Joseph T. Edmiston, conservancy executive director, said late Monday that the compensation package that a city-conservancy-private sector coalition is willing to pay for the canyon, located just west of Laurel Canyon and north of Mulholland Drive, “is no longer in dispute.”

The key sticking point is the timing of payments to developer Fred Sahadi, Edmiston and city officials said. Edmiston called this a major issue, but Deputy Mayor Mark Fabiani expressed confidence that it can be bridged. The mayor’s office is “guardedly optimistic,” Fabiani said.

The conservancy is willing to contribute $6.75 million toward the purchase price. The parks agency wants to defer payment of $2 million for six months after the conclusion of the deal, Edmiston and Fabiani said. Sahadi has been willing to accept a delayed payment of only $1.5 million, they said.

Whether the $500,000 difference will be a deal-breaker is unclear. Neither Sahadi nor his attorney, Neil Papiano, could be reached for comment.

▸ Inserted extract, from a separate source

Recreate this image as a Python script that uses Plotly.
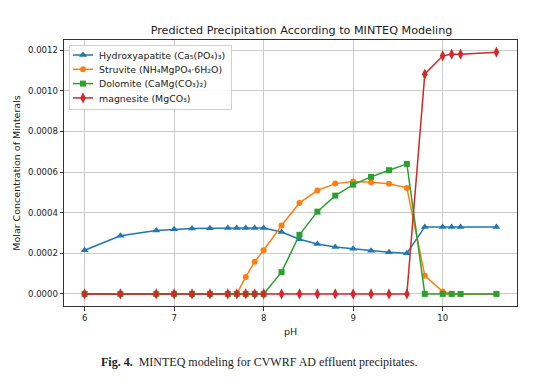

The compensation package for Sahadi includes $8.95 million in cash and the transfer of title to Sahadi of four city-owned properties valued at $1.2 million, including a five-acre site in Woodland Hills, a four-acre site in Calabasas Highlands and two sites in Pacific Palisades. The city-owned property, all unused land belonging to the Department of Water and Power, is in the Santa Monica Mountains and suitable for development.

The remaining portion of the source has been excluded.